German Leadership in Trouble Over Economic Pact

FOR German Chancellor Helmut Kohl, it has been largely downhill since reunification.

This winter, he is in trouble again, getting very little cooperation for his "solidarity pact" - an enormous cost-cutting effort involving the federal government, the 16 state governments, unions, and industry.

The pact is to pay for economic recovery in east Germany, an undertaking made even more difficult by recession in the west.

During the reunification process, when the western economy was booming, Chancellor Kohl didn't have the fiscal worries he has today: a shortfall in tax revenues and an increase in unemployment benefits.

To compensate, the government will be borrowing again, ratcheting up the federal deficit by 10 billion deutsche marks ($6.37 billion) this year.

Last week, Kohl presented his pillar in the solidarity pact: tax increases and proposed savings in government spending. It fell flat.

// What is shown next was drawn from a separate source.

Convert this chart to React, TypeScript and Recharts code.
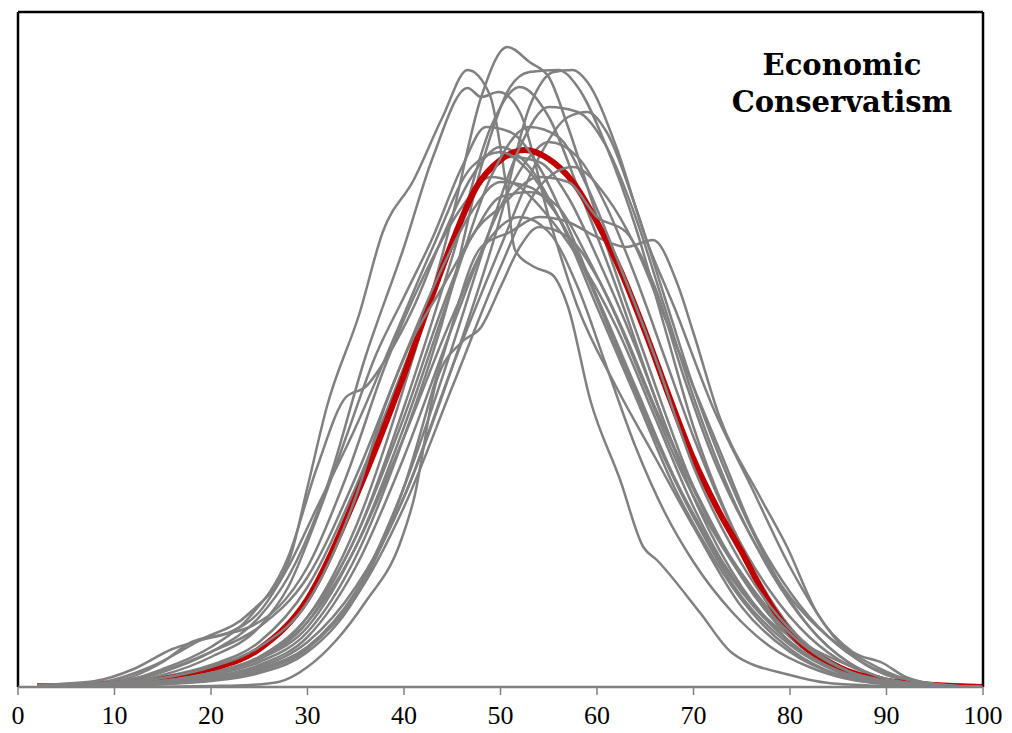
import { LineChart, Line, XAxis, YAxis, ReferenceLine } from 'recharts';

// density curves, [score, density] (density in arbitrary units, 0..675 = plot height)
const meanCurve = [[2, 1], [5, 1], [10, 3], [15, 8], [20, 18], [25, 38], [30, 88], [35, 190], [40, 312], [42.5, 380], [45, 445], [47.5, 500], [50, 527], [52.5, 537], [55, 528], [57.5, 505], [60, 465], [62.5, 415], [65, 355], [67.5, 290], [70, 228], [72.5, 178], [75, 135], [77.5, 90], [80, 55], [85, 20], [90, 6], [95, 2], [100, 0]];

const c01 = [[2, 2], [10, 3], [15, 8], [20, 15], [25, 30], [30, 70], [35, 160], [40, 300], [45, 470], [48, 590], [50.7, 640], [53, 625], [55, 610], [57, 560], [60, 470], [65, 330], [70, 200], [75, 110], [80, 50], [85, 18], [90, 5], [95, 1], [100, 0]];
const c02 = [[2, 2], [8, 4], [13.7, 20], [18.9, 47], [24, 74], [28.2, 130], [30, 200], [32, 280], [35.4, 374], [37.8, 455], [41, 507], [44, 570], [46.6, 617], [48.9, 592], [50.5, 507], [51.5, 437], [53.5, 420], [55.4, 412], [57, 380], [59.3, 287], [62.4, 207], [64.8, 140], [66.2, 127], [70.7, 74], [74, 34], [80, 12], [84, 4], [90, 1], [95, 0], [100, 0]];
const c03 = [[2, 2], [10, 4], [15, 15], [20, 35], [25, 70], [28, 110], [32, 200], [36, 330], [40, 440], [43, 530], [46.6, 599], [48, 590], [49.8, 595], [52, 575], [55, 470], [58, 380], [62, 300], [66, 230], [70, 160], [75, 80], [80, 35], [85, 12], [90, 4], [95, 1], [100, 0]];
const c04 = [[2, 1], [10, 2], [15, 5], [20, 12], [25, 25], [30, 55], [35, 130], [40, 250], [45, 400], [48, 520], [51, 600], [53, 615], [56, 617], [58, 600], [61, 540], [64, 460], [67, 360], [70, 260], [75, 140], [80, 60], [85, 22], [90, 6], [95, 1], [100, 0]];
const c05 = [[2, 1], [10, 2], [15, 4], [20, 10], [25, 20], [30, 45], [35, 100], [40, 190], [45, 320], [50, 470], [53, 580], [55.5, 615], [57.5, 617], [59, 605], [62, 540], [65, 450], [68, 380], [72, 280], [76, 200], [80, 120], [85, 45], [90, 12], [95, 3], [100, 0]];
const c06 = [[2, 0], [10, 1], [15, 3], [20, 6], [25, 14], [30, 35], [35, 90], [40, 200], [44, 330], [48, 440], [51, 455], [54, 470], [57, 465], [60, 450], [63, 440], [65.8, 447], [68.3, 404], [70, 354], [72.7, 270], [76.9, 190], [79.7, 140], [82.8, 74], [86.5, 35], [89.6, 24], [92, 10], [95, 3], [100, 0]];
const c07 = [[2, 0], [10, 0], [20, 1], [24, 2], [27, 5], [30, 20], [33, 47], [36, 85], [39.6, 144], [41, 187], [43.4, 307], [46, 345], [48, 360], [50, 400], [52, 440], [54, 460], [57, 450], [60, 410], [63, 350], [66, 280], [70, 200], [75, 110], [80, 50], [85, 18], [90, 5], [95, 1], [100, 0]];
const c08 = [[2, 1], [10, 2], [15, 4], [20, 8], [25, 18], [30, 40], [35, 95], [40, 190], [45, 320], [50, 440], [54, 530], [57, 570], [59, 575], [61, 555], [64, 480], [67, 390], [70, 300], [74, 200], [78, 120], [82, 60], [86, 25], [90, 8], [95, 2], [100, 0]];
const c09 = [[2, 1], [10, 2], [15, 6], [20, 14], [25, 30], [30, 70], [35, 150], [40, 280], [45, 430], [49, 560], [52, 600], [55, 570], [58, 500], [62, 400], [66, 290], [70, 190], [75, 100], [80, 45], [85, 15], [90, 4], [95, 1], [100, 0]];
const c10 = [[2, 2], [10, 5], [15, 18], [20, 40], [24, 70], [28, 130], [31, 220], [34, 290], [36, 300], [38.5, 334], [41, 380], [44, 450], [47, 510], [50, 540], [53, 520], [56, 470], [60, 380], [64, 290], [68, 200], [72, 130], [76, 75], [80, 38], [85, 12], [90, 3], [95, 1], [100, 0]];
const c11 = [[2, 1], [10, 3], [15, 10], [20, 22], [25, 45], [30, 100], [35, 200], [40, 320], [45, 440], [48, 505], [51, 530], [54, 525], [57, 490], [60, 430], [64, 340], [68, 240], [72, 160], [76, 100], [80, 55], [85, 20], [90, 6], [95, 1], [100, 0]];
const c12 = [[2, 0], [10, 1], [15, 4], [20, 10], [25, 22], [30, 50], [35, 120], [40, 230], [45, 360], [50, 480], [53, 530], [55, 545], [58, 530], [61, 480], [64, 410], [67, 330], [70, 250], [74, 160], [78, 95], [82, 50], [86, 22], [90, 8], [95, 2], [100, 0]];
const c13 = [[2, 2], [10, 6], [15, 25], [18, 45], [21, 52], [24, 60], [27, 80], [30, 120], [34, 210], [38, 320], [42, 410], [46, 480], [49, 510], [52, 500], [55, 470], [58, 430], [62, 360], [66, 270], [70, 180], [74, 110], [78, 65], [82, 40], [86, 22], [90, 8], [95, 2], [100, 0]];
const c14 = [[2, 1], [10, 2], [15, 6], [20, 14], [25, 28], [30, 60], [35, 140], [40, 260], [45, 400], [49, 510], [53, 560], [56, 550], [59, 500], [62, 430], [66, 330], [70, 220], [74, 140], [78, 80], [82, 40], [86, 16], [90, 5], [95, 1], [100, 0]];
const c15 = [[2, 1], [10, 2], [15, 6], [20, 14], [25, 28], [30, 65], [35, 150], [40, 270], [44, 380], [47, 450], [50, 480], [54, 510], [57, 505], [60, 470], [63, 455], [66, 400], [69, 310], [72, 230], [76, 150], [80, 90], [84, 50], [88, 25], [92, 8], [96, 2], [100, 0]];
const c16 = [[2, 2], [10, 5], [15, 16], [20, 35], [25, 60], [30, 110], [35, 210], [40, 330], [44, 420], [47, 475], [50, 505], [53, 500], [56, 470], [59, 410], [62, 340], [66, 250], [70, 170], [75, 90], [80, 42], [85, 15], [90, 4], [95, 1], [100, 0]];
const c17 = [[2, 0], [10, 1], [15, 3], [20, 8], [25, 18], [30, 40], [35, 90], [40, 180], [45, 300], [50, 420], [54, 500], [57.5, 520], [61, 490], [64, 440], [67, 370], [70, 300], [73, 230], [76, 160], [80, 95], [84, 50], [88, 22], [92, 8], [96, 2], [100, 0]];
const c18 = [[2, 2], [10, 4], [15, 12], [20, 30], [25, 60], [28, 100], [31, 170], [34, 250], [37, 330], [40, 390], [43, 450], [46, 520], [48.5, 560], [51, 555], [54, 520], [57, 460], [60, 390], [63, 320], [66, 250], [70, 170], [75, 95], [80, 45], [85, 16], [90, 5], [95, 1], [100, 0]];
const c19 = [[2, 0], [10, 1], [15, 3], [20, 7], [25, 16], [30, 38], [35, 95], [40, 200], [45, 340], [49, 460], [52, 540], [55, 580], [58, 575], [61, 540], [64, 470], [67, 380], [70, 290], [74, 190], [78, 115], [82, 60], [86, 25], [90, 8], [95, 2], [100, 0]];
const c20 = [[2, 1], [10, 3], [15, 9], [20, 20], [25, 40], [30, 85], [35, 190], [38, 280], [41, 350], [44, 400], [47, 450], [50, 490], [53, 495], [56, 480], [59, 430], [62, 370], [65, 300], [69, 210], [73, 140], [77, 85], [81, 45], [85, 20], [90, 6], [95, 1], [100, 0]];
const c21 = [[2, 1], [10, 2], [15, 6], [20, 14], [25, 30], [30, 65], [35, 140], [40, 250], [45, 370], [49, 450], [52, 470], [55, 455], [58, 400], [61, 320], [64, 240], [67, 175], [70, 125], [74, 75], [78, 40], [82, 20], [86, 8], [90, 3], [95, 1], [100, 0]];
const c22 = [[2, 2], [8, 6], [12, 18], [16, 38], [19, 47], [22, 55], [25, 75], [28, 120], [31, 180], [35, 260], [39, 350], [43, 440], [47, 520], [50, 535], [53, 515], [56, 470], [60, 390], [64, 300], [68, 210], [72, 140], [76, 85], [80, 45], [85, 16], [90, 5], [95, 1], [100, 0]];

// drawn below the mean curve / above it
const curvesBelow = [c01, c02, c03, c04, c05, c06, c07, c08, c09, c10, c11, c12, c13];
const curvesAbove = [c14, c15, c16, c17, c18, c19, c20, c21, c22];
const xTicks = [0, 10, 20, 30, 40, 50, 60, 70, 80, 90, 100];
const titleLines = ['Economic', 'Conservatism'];

const toPts = (arr: number[][]) => arr.map(([x, y]) => ({ x, y }));

const GRAY = '#808080';
const RED = '#c00000';

const grayLine = (c: number[][], key: string) => (
  <Line key={key} data={toPts(c)} dataKey="y" type="monotone" stroke={GRAY} strokeWidth={2.5} dot={false} isAnimationActive={false} />
);

export default function App() {
  return (
    <div style={{ position: 'absolute', left: 0, top: 0, width: 1012, height: 733, background: '#fff' }}>
      <LineChart width={1012} height={733} margin={{ top: 12, right: 29, left: 18, bottom: 6 }}>
        <XAxis
          type="number"
          dataKey="x"
          domain={[0, 100]}
          ticks={xTicks}
          height={40}
          axisLine={{ stroke: GRAY, strokeWidth: 2.5 }}
          tickLine={{ stroke: GRAY, strokeWidth: 1.5 }}
          tickSize={8}
          tickMargin={11}
          tick={{ fill: '#000', fontSize: 26, fontFamily: 'Liberation Serif' }}
          allowDataOverflow
        />
        <YAxis hide type="number" domain={[0, 675]} allowDataOverflow />
        {curvesBelow.map((c, i) => grayLine(c, 'b' + i))}
        <Line data={toPts(meanCurve)} dataKey="y" type="monotone" stroke={RED} strokeWidth={6} dot={false} isAnimationActive={false} />
        {curvesAbove.map((c, i) => grayLine(c, 'a' + i))}
        <ReferenceLine x={0} stroke="#000" strokeWidth={2.5} />
        <ReferenceLine x={100} stroke="#000" strokeWidth={2.5} />
        <ReferenceLine y={675} stroke="#000" strokeWidth={2.5} />
      </LineChart>
      <svg width={1012} height={733} style={{ position: 'absolute', left: 0, top: 0, pointerEvents: 'none' }}>
        <text x={842} y={75} textAnchor="middle" fontFamily="DejaVu Serif" fontWeight="bold" fontSize={29} fill="#000">
          {titleLines[0]}
        </text>
        <text x={842} y={112} textAnchor="middle" fontFamily="DejaVu Serif" fontWeight="bold" fontSize={29} fill="#000">
          {titleLines[1]}
        </text>
      </svg>
    </div>
  );
}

The opposition Social Democrats branded it "sinister and antisocial," saying it cut too deeply into social benefits. Kohl will need the Social Democrats' support to get the financial package through the Bundesrat, the upper house of Parliament where the Social Democrats hold a majority.

Only industry appears ready to play the solidarity game, and on Monday pledged to increase investment in east Germany this year by 20 billion deutsche marks ($12.74 billion) - but only if trade unions hold back on wage demands.

The solidarity mega-deal was supposed to be completed by Christmas, and its delay is just another confirmation to the average German that the politicians in Bonn are incompetent. According to a poll published by the news weekly Der Spiegel Jan. 18, 51 percent of Germans have little trust in the country's established parties, and 38 percent have no trust whatsoever.

Germany's leaders are wondering whether this attitude will play itself out the same way it did in the American presidential elections, where the older generation was swept out in favor of the younger.

"We have too many old people occupying chairs here," says Fritz Fliszar, director of the Friedrich Naumann Foundation, which is affiliated with the Free Democrats, the junior partner in Kohl's coalition government.

Last October, Kohl celebrated his 10th anniversary as chancellor, but he shows no signs of being "office tired," as the Germans say. Helmut Hubel, a political analyst at the German Society for Foreign Affairs, says Kohl has suppressed young talent in the party and clearly intends to run for chancellor again in the 1994 national elections.

It could be that "Kohl won't get through this difficult period quickly enough" to win the next election, however, says Mr. Hubel. The chancellor "lost time" in making the tough choices for Germany, he says. "He declared the hour of truth two years too late."

Kohl's problems could be a benefit to the opposition Social Democrats (SPD) here, but that appears unlikely. The party's charismatic, young leader Bjorn Engholm is ruling over a divided kingdom. He is kept in check by powerful SPD "princes" heading up several German state governments and a rank and file attached to old party ideals which are no longer in touch with the general public.

Still, the kingmaker in German coalition building, the Free Democrat Party, obviously does not think the SPD's chances are too bad. Otto Lambsdorff, the Free Democrats' outgoing leader, said Tuesday his party would consider a coalition with the SPD and the Greens in 1994. Although Count Lambsdorff backpedaled on his statement yesterday, Kohl could not be faulted for being uncomfortable with his coalition partner talking so soon of switching sides.